I tried this on Xplane 10 a few times. Unfortunately, the closest model I have is the much newer F-4. I find that even with the F-4 running at near stall speed and then going into the climb if the loop is too small the plane stalls in the vertical ascent which one wing may lose lift first. It's hard to tell if the video point is actually a stable horizon image. If it is it does appear one wing loses lift and then the plane teeters a bit.
Either way once the stall happens you can't recover because you aren't high enough to trade altitude for speed.
Steps
1) Fly at 130 knots with full flaps.
2) Throttle pull in the flaps and go into the vertical climb of the loop.
3) I find that an aggressive tight loop is around 2250-2500 ft / ~750 meters peak. If I try to do it tighter and only go to 2000 ft the plane stalls in the ascent and although look likes it's still under control it has not enough airspeed or altitude to ever recover lift.

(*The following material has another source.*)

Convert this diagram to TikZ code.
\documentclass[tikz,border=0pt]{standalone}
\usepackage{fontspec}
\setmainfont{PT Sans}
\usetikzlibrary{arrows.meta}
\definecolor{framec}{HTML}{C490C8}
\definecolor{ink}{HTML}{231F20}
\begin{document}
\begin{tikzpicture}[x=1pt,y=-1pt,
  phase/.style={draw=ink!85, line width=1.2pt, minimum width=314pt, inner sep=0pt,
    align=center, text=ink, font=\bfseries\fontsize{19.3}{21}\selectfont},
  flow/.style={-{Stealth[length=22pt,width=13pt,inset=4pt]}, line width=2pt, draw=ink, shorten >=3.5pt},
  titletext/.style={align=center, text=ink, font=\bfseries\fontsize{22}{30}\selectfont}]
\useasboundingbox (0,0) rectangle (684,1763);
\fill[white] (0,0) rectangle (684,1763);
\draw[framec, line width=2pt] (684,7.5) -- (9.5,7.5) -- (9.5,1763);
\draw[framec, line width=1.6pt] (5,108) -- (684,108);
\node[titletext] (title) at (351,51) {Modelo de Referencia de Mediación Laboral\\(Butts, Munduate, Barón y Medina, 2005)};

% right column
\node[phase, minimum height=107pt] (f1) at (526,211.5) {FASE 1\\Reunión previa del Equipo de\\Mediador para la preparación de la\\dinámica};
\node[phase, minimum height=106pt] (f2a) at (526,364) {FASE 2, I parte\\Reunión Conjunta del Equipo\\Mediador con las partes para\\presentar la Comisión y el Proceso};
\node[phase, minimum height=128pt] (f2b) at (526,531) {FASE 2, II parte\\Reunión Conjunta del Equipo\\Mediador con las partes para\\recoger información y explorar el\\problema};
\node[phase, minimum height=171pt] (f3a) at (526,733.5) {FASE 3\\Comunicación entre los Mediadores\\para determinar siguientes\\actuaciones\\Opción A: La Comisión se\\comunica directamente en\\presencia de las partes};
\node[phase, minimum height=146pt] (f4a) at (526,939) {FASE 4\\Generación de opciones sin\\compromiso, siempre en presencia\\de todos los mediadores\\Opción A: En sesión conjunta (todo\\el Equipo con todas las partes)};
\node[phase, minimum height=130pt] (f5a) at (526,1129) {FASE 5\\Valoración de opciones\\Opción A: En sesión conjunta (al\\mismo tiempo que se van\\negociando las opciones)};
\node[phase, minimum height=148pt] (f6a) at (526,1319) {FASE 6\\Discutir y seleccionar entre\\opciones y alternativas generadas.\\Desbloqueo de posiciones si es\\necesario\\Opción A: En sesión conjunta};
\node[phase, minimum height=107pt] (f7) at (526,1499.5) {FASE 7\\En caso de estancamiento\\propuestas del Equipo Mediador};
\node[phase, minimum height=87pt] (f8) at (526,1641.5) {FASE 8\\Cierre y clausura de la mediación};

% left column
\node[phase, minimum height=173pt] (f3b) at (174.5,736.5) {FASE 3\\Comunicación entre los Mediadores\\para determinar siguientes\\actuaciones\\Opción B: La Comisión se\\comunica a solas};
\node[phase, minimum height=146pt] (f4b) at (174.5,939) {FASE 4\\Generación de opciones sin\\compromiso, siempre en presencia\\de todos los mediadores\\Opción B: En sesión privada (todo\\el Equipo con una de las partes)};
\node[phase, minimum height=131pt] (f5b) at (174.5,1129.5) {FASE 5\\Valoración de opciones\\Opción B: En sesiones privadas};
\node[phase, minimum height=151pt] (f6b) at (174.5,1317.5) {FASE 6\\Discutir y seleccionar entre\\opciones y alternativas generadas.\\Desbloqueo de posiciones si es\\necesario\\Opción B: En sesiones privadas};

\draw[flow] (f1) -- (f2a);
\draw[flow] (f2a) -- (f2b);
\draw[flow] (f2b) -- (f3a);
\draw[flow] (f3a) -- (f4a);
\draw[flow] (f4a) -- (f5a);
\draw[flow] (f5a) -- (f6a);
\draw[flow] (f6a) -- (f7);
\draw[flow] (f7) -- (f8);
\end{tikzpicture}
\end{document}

Also I did this completely on instruments. If I try to do it without I crash every time because I have to idea where I am. Even then it's hard because when the horizon disappears it's like being blind. I guess if you do this all the time you kinda know where you are or should be. But I normally try to fly with a horizon
From the original video it looks as though he is trying to trade altitude for speed as the descent seems to appear controlled and straight down in order to recover speed and regain lift later but it never happened and he was trying to find the clearest place possible to put it down. But without lift you can't control the plane. To me this looks like what has happened because the plane has not much lift at all near the crash point as it appears to be descending 20 feet or more per second.